Restaurant review: d’Vine Restaurant, Co Louth

I KNOW what you’re thinking. You’re looking at the Tab details in the panel at the end of this review and wondering how in the name of Superman did three people get away with dinner and a bottle of wine for less than €50?

Restaurant review: d’Vine Restaurant, Co Louth

Well, let’s just say there was an incident with the shared dessert, and in a more than fair display of customer satisfaction, the owner made an executive decision to not only not charge us for the dessert but also to slice a percentage off the bill.

Because of this magnanimous show of decency, we’ll be coming back here.

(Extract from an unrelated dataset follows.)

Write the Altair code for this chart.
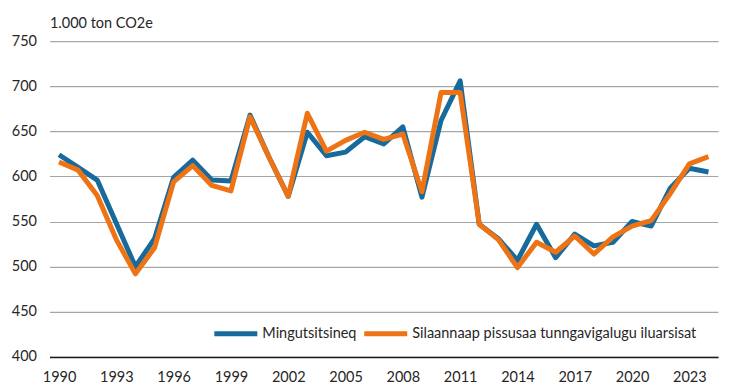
import altair as alt
import pandas as pd

years = list(range(1990, 2025))
mingutsitsineq = [624, 610, 596, 548, 500, 531, 599, 618, 596, 595, 668, 621, 578, 649, 623, 627, 644, 636, 655, 577,
                  662, 706, 547, 531, 507, 547, 510, 536, 523, 527, 550, 545, 587, 609, 605]
silaannaap = [616, 607, 579, 530, 492, 521, 594, 612, 590, 584, 666, 621, 578, 670, 628, 640, 649, 641, 647, 583,
              693, 693, 547, 530, 499, 527, 516, 534, 514, 533, 545, 551, 581, 614, 622]
series_names = ["Mingutsitsineq", "Silaannaap pissusaa tunngavigalugu iluarsisat"]
colors = ["#176A9C", "#EE7314"]
x_labels = list(range(1990, 2025, 3))
y_ticks = list(range(400, 751, 50))

rows = []
for y, a, b in zip(years, mingutsitsineq, silaannaap):
    rows.append({"year": y, "value": a, "series": series_names[0]})
    rows.append({"year": y, "value": b, "series": series_names[1]})
df = pd.DataFrame(rows)

FONT = "Lato"
FS = 14.5

chart = alt.Chart(df).mark_line(strokeWidth=5, strokeJoin="round", strokeCap="butt").encode(
    x=alt.X("year:O", scale=alt.Scale(type="point", padding=0.5),
            axis=alt.Axis(values=x_labels, title=None, labelAngle=0, ticks=False,
                          domain=True, domainColor="#1a1a1a", domainWidth=1.5,
                          labelPadding=14, labelFontSize=FS, labelFont=FONT, labelColor="#262626")),
    y=alt.Y("value:Q", scale=alt.Scale(domain=[400, 750], nice=False, zero=False),
            axis=alt.Axis(values=y_ticks, title="1.000 ton CO2e", titleAngle=0, titleX=0, titleY=-18,
                          titleAlign="left", titleBaseline="middle", titleFont=FONT, titleFontSize=FS,
                          titleFontWeight="normal", titleColor="#262626",
                          domain=False, ticks=False, grid=True, gridColor="#A6A6A6", gridWidth=1.2,
                          labelPadding=13, labelFontSize=FS, labelFont=FONT, labelColor="#262626")),
    color=alt.Color("series:N", scale=alt.Scale(domain=series_names, range=colors),
                    legend=alt.Legend(orient="none", legendX=162, legendY=268, direction="horizontal",
                                      title=None, symbolType="stroke", symbolSize=1850,
                                      symbolStrokeWidth=5, labelFont=FONT, labelFontSize=FS,
                                      labelLimit=0, labelColor="#262626", columnPadding=-4, labelOffset=2)),
).properties(
    width=669, height=316,
    autosize=alt.AutoSizeParams(type="none"),
    padding={"left": 41.5, "top": 33, "right": 8, "bottom": 33},
).configure_view(stroke=None)

chart.save("out.html", embed_options={"renderer": "svg", "actions": False})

Before we come back, however, we have to get here, so let’s start at the beginning: before it moved to its current location, d’Vine used to be tucked down a tiny alleyway in another part of Drogheda.

Back then (we’d guess about 10 years ago) it pitched itself as a wine bar with food, which was a new concept the provincial town took some time to get used to.

The change of location, however (as well as a gradual, incremental change in customer tastes, and the fact that the restaurant and its owners have taken on the assault course of the recession and survived) has proven their instincts correct.

Located in a basement premises at the back of the Drogheda Town Centre, close enough to the River Boyne that you can hear seagulls cawing away, there’s a welcoming feeling as soon as you walk in.

The floor space is deceptively large; to the left is an ante room that looks cosy enough, and to the right is more of the same, while straight ahead is a sit down/counter area where you can pass an hour with a glass or two of wine or a local craft beer.

The décor is a bit mismatched (appealing light fixtures shine on blackboards and wall frames housing generic images), and there’s a gas-effect stove that divides the room which is switched on because the late May day we are here is very wet and very cold.

We settle in quickly enough, though, and glance down through the broad range menu (which comes with a separate tapas menu selection).

The wine list is one of the more interesting we’ve seen recently — the owners take no small pride in sourcing wines from independently-owned vineyards, each of which can be read about in capsule biographies at the back of the wine list booklet.

Also, the restaurant is one of the very few we’ve been to in almost a year that utilises Le Verre de Vin technology (the industry standard for keeping wine fresh, thereby allowing far more choice for those who not only prefer wine by the glass but also those who like to experiment without paying full whack).

Food is duly selected — one course from the A la Carte (linguini with prawns), and several from the tapas menu: patatas bravas, pork belly, deep-fried goat’s cheese, cured meats, piri prawns, and chicken with kidney and black pudding. We choose a bottle of Bidoli Merlot (Vegan-friendly), sit back, chat and wait for the food to arrive.

You know the drill by now about tapas — the food is made for sharing, and so while there’s a certain look of envy on the face of the linguini owner, the undignified tapas pair dig in until there’s very little left.

The food, linguini included, is terrific — cooked just right (although a chilli with the piri prawns gets me right in the frontal lobe, causing me to sweat more than a Sumo wrestler in a sauna). The tapas dishes, also, are surprisingly substantial.

Aside from the food, there are other highlights. There is an upstairs open area that would be perfect for al fresco dining in good weather (hah!), and the toilets (male and female) are spotless.

The music is a healthy mix of funk, jazz and soul, although for some odd reason it later morphs into generic rock, which leads one to suggest that the owners need to focus more on this most crucial aspect of a small bistro-type establishment.

Desserts? We choose one to share from a pretty heart-shaped blackboard; it is, however, far too small and so the chalk writing is smudged and difficult to read. Which is, I think, where we came in.

All told, d’Vine (it’s far too much of a cliché to describe it thus) is a very cosy and hearty place to head to if you’re a native, a tourist, or just looking for somewhere to break your journey.

That said, careful with those chilli peppers on, or beside, the piri prawns — they’re dangerous!

d’Vine Restaurant, Distillery House, Dyer Street, Drogheda, Co Louth; tel: 041-9800440 / no website


Dinner for three, with wine, came to €48.68, €10 tip.


Wed-Sat, 12 noon-late; Sun, 1pm-10pm (closed Wed/Thurs, 3pm-5pm)

The verdict

Food: 8/10

Service: 8/10

Ambience: 7/10

Drink: 7/10

Value: 9/10

In a sentence

A little gem of a casual dining restaurant in a provincial town well worth searching out.